= WHAT IS REQUIRED =
Skip any picture you find and retype all the remaining lines exactly.

[START OF GIVEN INFORMATION]

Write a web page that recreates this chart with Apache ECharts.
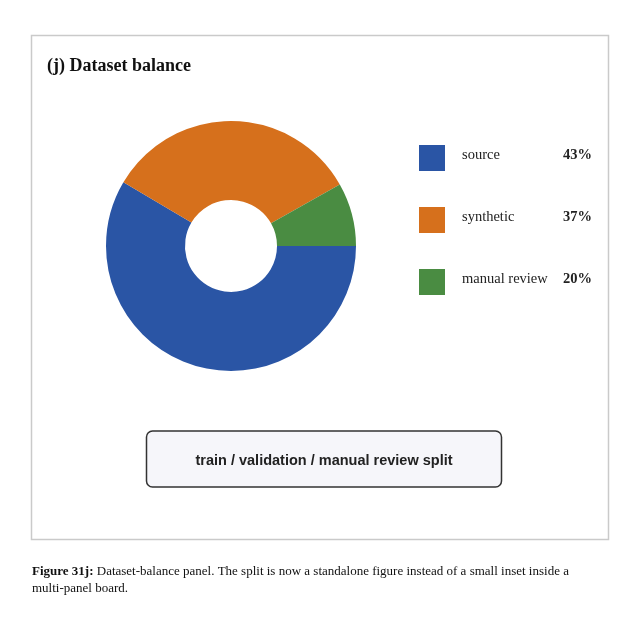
<!DOCTYPE html>
<html>
<head>
<meta charset="utf-8">
<script src="https://cdn.jsdelivr.net/npm/echarts@6/dist/echarts.min.js"></script>
<style>html,body{margin:0;padding:0;background:#fff;}#c{width:640px;height:640px;}</style>
</head>
<body>
<div id="c"></div>
<script>
// Data
const categories = ['source', 'synthetic', 'manual review'];
const sliceValues = [58.5, 33.3, 8.2];          // angular shares as drawn
const legendPercents = ['43%', '37%', '20%'];    // legend text as printed
const colors = ['#2a55a5', '#d6701c', '#4a8c42'];
const titleText = '(j) Dataset balance';
const buttonText = 'train / validation / manual review split';
const captionBold = 'Figure 31j:';
const captionLine1 = ' Dataset-balance panel. The split is now a standalone figure instead of a small inset inside a';
const captionLine2 = 'multi-panel board.';

const chart = echarts.init(document.getElementById('c'), null, {renderer: 'canvas'});
const pctMap = {};
categories.forEach((c, i) => pctMap[c] = legendPercents[i]);

chart.setOption({
  backgroundColor: '#ffffff',
  animation: false,
  color: colors,
  legend: {
    orient: 'vertical',
    left: 419,
    top: 145,
    padding: 0,
    itemWidth: 26,
    itemHeight: 26,
    itemGap: 36,
    icon: 'rect',
    selectedMode: false,
    data: categories,
    formatter: name => '{n|' + name + '}{p|' + pctMap[name] + '}',
    textStyle: {
      rich: {
        n: {fontFamily: 'Liberation Serif', fontSize: 14.5, color: '#222', width: 100, padding: [0, 0, 5, 12]},
        p: {fontFamily: 'Liberation Serif', fontSize: 14.5, fontWeight: 'bold', color: '#222', width: 30, align: 'right', padding: [0, 0, 5, 0]}
      }
    }
  },
  series: [{
    type: 'pie',
    center: [231, 246],
    radius: [46, 125],
    startAngle: 0,
    clockwise: true,
    label: {show: false},
    labelLine: {show: false},
    silent: true,
    itemStyle: {borderWidth: 0},
    data: categories.map((c, i) => ({name: c, value: sliceValues[i]}))
  }],
  graphic: [
    {type: 'rect', shape: {x: 31.5, y: 35.5, width: 577, height: 504}, style: {fill: 'none', stroke: '#cacaca', lineWidth: 1.5}, z: 0},
    {type: 'text', left: 47, top: 57, style: {text: titleText, font: 'bold 18px "Liberation Serif"', fill: '#111'}},
    {type: 'rect', shape: {x: 146.5, y: 431, width: 355, height: 56, r: 6}, style: {fill: '#f6f6fa', stroke: '#333', lineWidth: 1.5}},
    {type: 'text', x: 324, y: 461, style: {text: buttonText, font: 'bold 14.5px "Liberation Sans"', fill: '#222', align: 'center', verticalAlign: 'middle'}},
    {type: 'text', left: 32, top: 565, style: {
      text: '{b|' + captionBold + '}{r|' + captionLine1 + '}\n{r|' + captionLine2 + '}',
      rich: {
        b: {font: 'bold 13px "Liberation Serif"', fill: '#111', lineHeight: 17},
        r: {font: '13px "Liberation Serif"', fill: '#111', lineHeight: 17}
      }
    }}
  ]
});
</script>
</body>
</html>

[END OF GIVEN INFORMATION]

= RESULT OF THIS EXERCISE =
Write a web page that recreates this chart with Apache ECharts.
<!DOCTYPE html>
<html>
<head>
<meta charset="utf-8">
<script src="https://cdn.jsdelivr.net/npm/echarts@6/dist/echarts.min.js"></script>
<style>html,body{margin:0;padding:0;background:#fff;}#c{width:640px;height:640px;}</style>
</head>
<body>
<div id="c"></div>
<script>
// Data
const categories = ['source', 'synthetic', 'manual review'];
const sliceValues = [58.5, 33.3, 8.2];          // angular shares as drawn
const legendPercents = ['43%', '37%', '20%'];    // legend text as printed
const colors = ['#2a55a5', '#d6701c', '#4a8c42'];
const titleText = '(j) Dataset balance';
const buttonText = 'train / validation / manual review split';
const captionBold = 'Figure 31j:';
const captionLine1 = ' Dataset-balance panel. The split is now a standalone figure instead of a small inset inside a';
const captionLine2 = 'multi-panel board.';

const chart = echarts.init(document.getElementById('c'), null, {renderer: 'canvas'});
const pctMap = {};
categories.forEach((c, i) => pctMap[c] = legendPercents[i]);

chart.setOption({
  backgroundColor: '#ffffff',
  animation: false,
  color: colors,
  legend: {
    orient: 'vertical',
    left: 419,
    top: 145,
    padding: 0,
    itemWidth: 26,
    itemHeight: 26,
    itemGap: 36,
    icon: 'rect',
    selectedMode: false,
    data: categories,
    formatter: name => '{n|' + name + '}{p|' + pctMap[name] + '}',
    textStyle: {
      rich: {
        n: {fontFamily: 'Liberation Serif', fontSize: 14.5, color: '#222', width: 100, padding: [0, 0, 5, 12]},
        p: {fontFamily: 'Liberation Serif', fontSize: 14.5, fontWeight: 'bold', color: '#222', width: 30, align: 'right', padding: [0, 0, 5, 0]}
      }
    }
  },
  series: [{
    type: 'pie',
    center: [231, 246],
    radius: [46, 125],
    startAngle: 0,
    clockwise: true,
    label: {show: false},
    labelLine: {show: false},
    silent: true,
    itemStyle: {borderWidth: 0},
    data: categories.map((c, i) => ({name: c, value: sliceValues[i]}))
  }],
  graphic: [
    {type: 'rect', shape: {x: 31.5, y: 35.5, width: 577, height: 504}, style: {fill: 'none', stroke: '#cacaca', lineWidth: 1.5}, z: 0},
    {type: 'text', left: 47, top: 57, style: {text: titleText, font: 'bold 18px "Liberation Serif"', fill: '#111'}},
    {type: 'rect', shape: {x: 146.5, y: 431, width: 355, height: 56, r: 6}, style: {fill: '#f6f6fa', stroke: '#333', lineWidth: 1.5}},
    {type: 'text', x: 324, y: 461, style: {text: buttonText, font: 'bold 14.5px "Liberation Sans"', fill: '#222', align: 'center', verticalAlign: 'middle'}},
    {type: 'text', left: 32, top: 565, style: {
      text: '{b|' + captionBold + '}{r|' + captionLine1 + '}\n{r|' + captionLine2 + '}',
      rich: {
        b: {font: 'bold 13px "Liberation Serif"', fill: '#111', lineHeight: 17},
        r: {font: '13px "Liberation Serif"', fill: '#111', lineHeight: 17}
      }
    }}
  ]
});
</script>
</body>
</html>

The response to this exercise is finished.